= Task goal =
Stop after the line with "const SYMBOL = 'EURUSD,H1';": repeat exactly every line before it, beginning with the first, and that line itself.

= Provided material =
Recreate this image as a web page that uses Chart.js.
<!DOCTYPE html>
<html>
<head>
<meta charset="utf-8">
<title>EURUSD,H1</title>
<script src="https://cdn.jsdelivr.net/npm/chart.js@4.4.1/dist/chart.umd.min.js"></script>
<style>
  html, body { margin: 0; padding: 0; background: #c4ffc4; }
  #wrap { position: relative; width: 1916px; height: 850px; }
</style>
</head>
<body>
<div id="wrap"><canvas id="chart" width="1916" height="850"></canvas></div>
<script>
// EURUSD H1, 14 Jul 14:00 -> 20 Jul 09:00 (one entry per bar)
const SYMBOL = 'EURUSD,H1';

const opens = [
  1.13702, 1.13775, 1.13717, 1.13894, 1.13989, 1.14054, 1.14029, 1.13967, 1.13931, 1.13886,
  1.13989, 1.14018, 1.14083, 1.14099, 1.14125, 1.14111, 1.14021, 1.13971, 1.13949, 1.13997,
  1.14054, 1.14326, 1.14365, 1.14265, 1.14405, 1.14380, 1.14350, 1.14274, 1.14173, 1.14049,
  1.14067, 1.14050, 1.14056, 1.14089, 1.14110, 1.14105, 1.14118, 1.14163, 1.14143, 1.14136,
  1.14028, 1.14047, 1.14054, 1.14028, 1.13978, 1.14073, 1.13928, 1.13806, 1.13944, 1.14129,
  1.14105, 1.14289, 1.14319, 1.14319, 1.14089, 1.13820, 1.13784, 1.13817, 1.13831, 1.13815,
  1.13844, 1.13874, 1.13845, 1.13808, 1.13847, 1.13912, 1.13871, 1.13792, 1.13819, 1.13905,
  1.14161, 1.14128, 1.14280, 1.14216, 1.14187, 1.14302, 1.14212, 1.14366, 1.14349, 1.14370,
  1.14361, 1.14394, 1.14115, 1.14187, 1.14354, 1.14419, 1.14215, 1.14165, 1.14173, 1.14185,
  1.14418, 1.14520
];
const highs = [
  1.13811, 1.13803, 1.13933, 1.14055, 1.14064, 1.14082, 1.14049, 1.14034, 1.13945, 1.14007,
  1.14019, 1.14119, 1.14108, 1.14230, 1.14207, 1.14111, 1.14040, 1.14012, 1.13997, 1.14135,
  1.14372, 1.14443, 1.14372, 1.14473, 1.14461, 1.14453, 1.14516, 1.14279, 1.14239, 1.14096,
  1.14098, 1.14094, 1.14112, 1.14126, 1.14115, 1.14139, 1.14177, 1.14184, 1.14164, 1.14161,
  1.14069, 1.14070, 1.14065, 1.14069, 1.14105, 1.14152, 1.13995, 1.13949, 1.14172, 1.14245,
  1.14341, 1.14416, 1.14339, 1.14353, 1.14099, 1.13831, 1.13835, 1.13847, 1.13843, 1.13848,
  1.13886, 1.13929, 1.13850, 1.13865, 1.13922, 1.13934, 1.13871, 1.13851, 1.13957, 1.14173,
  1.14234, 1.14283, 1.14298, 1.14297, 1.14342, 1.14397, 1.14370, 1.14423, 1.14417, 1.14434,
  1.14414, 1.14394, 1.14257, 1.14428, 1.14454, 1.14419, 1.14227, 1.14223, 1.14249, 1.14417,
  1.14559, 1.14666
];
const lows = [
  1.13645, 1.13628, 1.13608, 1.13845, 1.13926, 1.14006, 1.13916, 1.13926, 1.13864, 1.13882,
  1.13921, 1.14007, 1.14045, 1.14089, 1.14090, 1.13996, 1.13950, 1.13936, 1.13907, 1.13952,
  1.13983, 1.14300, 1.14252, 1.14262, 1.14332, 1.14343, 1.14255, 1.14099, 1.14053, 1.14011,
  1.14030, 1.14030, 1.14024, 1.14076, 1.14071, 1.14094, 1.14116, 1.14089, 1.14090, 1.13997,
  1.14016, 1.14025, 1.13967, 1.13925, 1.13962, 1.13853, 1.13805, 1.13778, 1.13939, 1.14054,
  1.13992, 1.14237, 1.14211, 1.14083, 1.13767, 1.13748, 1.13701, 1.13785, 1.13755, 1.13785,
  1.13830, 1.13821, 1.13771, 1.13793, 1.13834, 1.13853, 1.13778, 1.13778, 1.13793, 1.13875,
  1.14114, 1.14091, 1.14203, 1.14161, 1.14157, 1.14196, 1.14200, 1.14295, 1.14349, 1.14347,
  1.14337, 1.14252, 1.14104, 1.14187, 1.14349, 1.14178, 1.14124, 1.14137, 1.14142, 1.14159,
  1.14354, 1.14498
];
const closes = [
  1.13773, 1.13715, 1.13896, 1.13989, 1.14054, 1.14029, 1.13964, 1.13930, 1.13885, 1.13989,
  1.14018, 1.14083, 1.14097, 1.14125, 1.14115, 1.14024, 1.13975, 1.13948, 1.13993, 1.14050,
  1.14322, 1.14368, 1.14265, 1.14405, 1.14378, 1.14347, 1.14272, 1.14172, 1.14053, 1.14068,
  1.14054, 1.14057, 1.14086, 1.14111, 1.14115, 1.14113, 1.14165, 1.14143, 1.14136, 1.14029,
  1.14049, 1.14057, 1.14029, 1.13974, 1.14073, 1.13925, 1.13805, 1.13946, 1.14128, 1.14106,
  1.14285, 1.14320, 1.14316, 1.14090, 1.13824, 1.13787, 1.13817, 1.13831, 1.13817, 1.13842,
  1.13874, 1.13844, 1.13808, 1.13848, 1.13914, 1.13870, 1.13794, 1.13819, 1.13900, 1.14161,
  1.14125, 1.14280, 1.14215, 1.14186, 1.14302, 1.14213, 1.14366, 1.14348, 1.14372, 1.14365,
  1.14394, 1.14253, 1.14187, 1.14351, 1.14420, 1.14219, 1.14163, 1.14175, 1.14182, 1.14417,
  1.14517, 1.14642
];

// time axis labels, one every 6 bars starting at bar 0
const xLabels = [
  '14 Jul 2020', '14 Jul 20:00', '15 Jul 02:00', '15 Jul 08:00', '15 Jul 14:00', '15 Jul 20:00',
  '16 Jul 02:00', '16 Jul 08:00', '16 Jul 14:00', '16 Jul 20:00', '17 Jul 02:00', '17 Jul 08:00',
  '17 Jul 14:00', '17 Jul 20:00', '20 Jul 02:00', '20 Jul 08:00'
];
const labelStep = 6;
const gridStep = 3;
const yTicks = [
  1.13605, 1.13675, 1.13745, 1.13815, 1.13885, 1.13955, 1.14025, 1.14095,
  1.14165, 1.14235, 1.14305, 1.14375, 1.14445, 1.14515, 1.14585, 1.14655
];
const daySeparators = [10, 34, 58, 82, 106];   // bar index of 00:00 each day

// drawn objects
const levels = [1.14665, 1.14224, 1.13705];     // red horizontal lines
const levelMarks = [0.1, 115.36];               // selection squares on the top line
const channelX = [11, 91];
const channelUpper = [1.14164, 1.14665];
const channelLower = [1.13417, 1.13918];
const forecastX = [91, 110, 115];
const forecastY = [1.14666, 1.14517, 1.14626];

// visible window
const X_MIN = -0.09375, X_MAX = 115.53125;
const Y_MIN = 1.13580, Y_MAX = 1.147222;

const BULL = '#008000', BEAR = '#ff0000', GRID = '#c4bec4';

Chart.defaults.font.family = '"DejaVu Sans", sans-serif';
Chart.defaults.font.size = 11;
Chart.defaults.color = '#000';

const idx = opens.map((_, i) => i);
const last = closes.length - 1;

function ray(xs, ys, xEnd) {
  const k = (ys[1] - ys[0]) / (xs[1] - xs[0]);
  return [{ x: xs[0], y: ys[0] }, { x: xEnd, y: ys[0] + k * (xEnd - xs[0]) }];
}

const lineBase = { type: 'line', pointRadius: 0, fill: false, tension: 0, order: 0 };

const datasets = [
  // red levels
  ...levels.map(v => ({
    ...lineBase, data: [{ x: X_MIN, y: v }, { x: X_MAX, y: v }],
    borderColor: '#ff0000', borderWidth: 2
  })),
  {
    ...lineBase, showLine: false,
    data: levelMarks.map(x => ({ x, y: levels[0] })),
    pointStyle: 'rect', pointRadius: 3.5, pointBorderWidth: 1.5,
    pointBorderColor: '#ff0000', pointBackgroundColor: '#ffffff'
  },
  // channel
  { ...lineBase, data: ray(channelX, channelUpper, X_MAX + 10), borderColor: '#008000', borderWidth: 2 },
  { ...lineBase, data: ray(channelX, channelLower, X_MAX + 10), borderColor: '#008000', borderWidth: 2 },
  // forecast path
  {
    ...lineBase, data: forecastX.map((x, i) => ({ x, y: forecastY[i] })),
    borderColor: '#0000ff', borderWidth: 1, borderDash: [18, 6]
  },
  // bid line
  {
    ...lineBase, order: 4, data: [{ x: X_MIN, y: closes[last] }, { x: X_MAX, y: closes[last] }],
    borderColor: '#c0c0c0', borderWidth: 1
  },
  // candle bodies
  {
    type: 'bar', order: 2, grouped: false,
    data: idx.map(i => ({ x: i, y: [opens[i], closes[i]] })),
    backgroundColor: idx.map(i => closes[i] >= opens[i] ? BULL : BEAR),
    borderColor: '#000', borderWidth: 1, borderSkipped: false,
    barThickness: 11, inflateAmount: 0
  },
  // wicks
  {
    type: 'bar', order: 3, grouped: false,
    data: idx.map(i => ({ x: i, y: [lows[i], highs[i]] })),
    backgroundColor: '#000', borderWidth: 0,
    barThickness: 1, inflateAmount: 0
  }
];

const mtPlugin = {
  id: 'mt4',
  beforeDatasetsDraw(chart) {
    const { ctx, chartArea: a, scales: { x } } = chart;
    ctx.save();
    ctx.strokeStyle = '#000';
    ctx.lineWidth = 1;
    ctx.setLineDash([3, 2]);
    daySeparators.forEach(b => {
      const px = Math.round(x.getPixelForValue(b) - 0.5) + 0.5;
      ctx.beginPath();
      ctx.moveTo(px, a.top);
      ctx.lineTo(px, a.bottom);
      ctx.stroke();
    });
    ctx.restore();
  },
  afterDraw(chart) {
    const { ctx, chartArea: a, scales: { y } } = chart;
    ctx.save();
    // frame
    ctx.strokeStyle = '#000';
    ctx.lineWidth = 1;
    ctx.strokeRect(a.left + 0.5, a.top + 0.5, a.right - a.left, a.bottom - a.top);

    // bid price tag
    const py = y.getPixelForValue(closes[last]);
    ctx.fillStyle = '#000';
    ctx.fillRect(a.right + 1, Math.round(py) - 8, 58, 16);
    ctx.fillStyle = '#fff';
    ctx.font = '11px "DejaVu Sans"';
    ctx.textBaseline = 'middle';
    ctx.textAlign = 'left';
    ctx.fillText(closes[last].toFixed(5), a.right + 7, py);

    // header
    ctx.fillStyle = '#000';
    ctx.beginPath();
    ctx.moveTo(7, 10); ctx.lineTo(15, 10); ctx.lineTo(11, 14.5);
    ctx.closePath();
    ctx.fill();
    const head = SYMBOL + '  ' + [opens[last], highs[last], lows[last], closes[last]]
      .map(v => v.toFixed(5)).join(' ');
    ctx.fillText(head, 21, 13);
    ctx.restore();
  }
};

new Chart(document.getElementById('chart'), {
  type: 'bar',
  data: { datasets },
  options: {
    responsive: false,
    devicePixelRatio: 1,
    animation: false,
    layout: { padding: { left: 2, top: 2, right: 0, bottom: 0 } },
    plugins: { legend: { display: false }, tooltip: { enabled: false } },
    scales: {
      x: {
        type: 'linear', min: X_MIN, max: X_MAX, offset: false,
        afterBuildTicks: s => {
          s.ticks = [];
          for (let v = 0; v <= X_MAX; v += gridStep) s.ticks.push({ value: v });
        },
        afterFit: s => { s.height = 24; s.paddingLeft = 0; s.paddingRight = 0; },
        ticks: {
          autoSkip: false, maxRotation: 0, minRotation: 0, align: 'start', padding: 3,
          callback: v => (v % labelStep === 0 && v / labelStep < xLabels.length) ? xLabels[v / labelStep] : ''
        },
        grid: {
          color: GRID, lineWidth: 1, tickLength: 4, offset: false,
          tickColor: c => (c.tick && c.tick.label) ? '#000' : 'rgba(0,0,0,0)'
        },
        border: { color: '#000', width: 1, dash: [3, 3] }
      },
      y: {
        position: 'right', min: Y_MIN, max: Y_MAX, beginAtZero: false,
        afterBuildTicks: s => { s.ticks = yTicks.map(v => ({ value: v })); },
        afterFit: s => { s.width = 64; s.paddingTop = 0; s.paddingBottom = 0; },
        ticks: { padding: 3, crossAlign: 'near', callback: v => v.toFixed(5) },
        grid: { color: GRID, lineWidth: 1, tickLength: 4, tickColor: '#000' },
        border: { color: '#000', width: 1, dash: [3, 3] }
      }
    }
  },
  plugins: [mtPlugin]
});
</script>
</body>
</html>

= Reply =
Recreate this image as a web page that uses Chart.js.
<!DOCTYPE html>
<html>
<head>
<meta charset="utf-8">
<title>EURUSD,H1</title>
<script src="https://cdn.jsdelivr.net/npm/chart.js@4.4.1/dist/chart.umd.min.js"></script>
<style>
  html, body { margin: 0; padding: 0; background: #c4ffc4; }
  #wrap { position: relative; width: 1916px; height: 850px; }
</style>
</head>
<body>
<div id="wrap"><canvas id="chart" width="1916" height="850"></canvas></div>
<script>
// EURUSD H1, 14 Jul 14:00 -> 20 Jul 09:00 (one entry per bar)
const SYMBOL = 'EURUSD,H1';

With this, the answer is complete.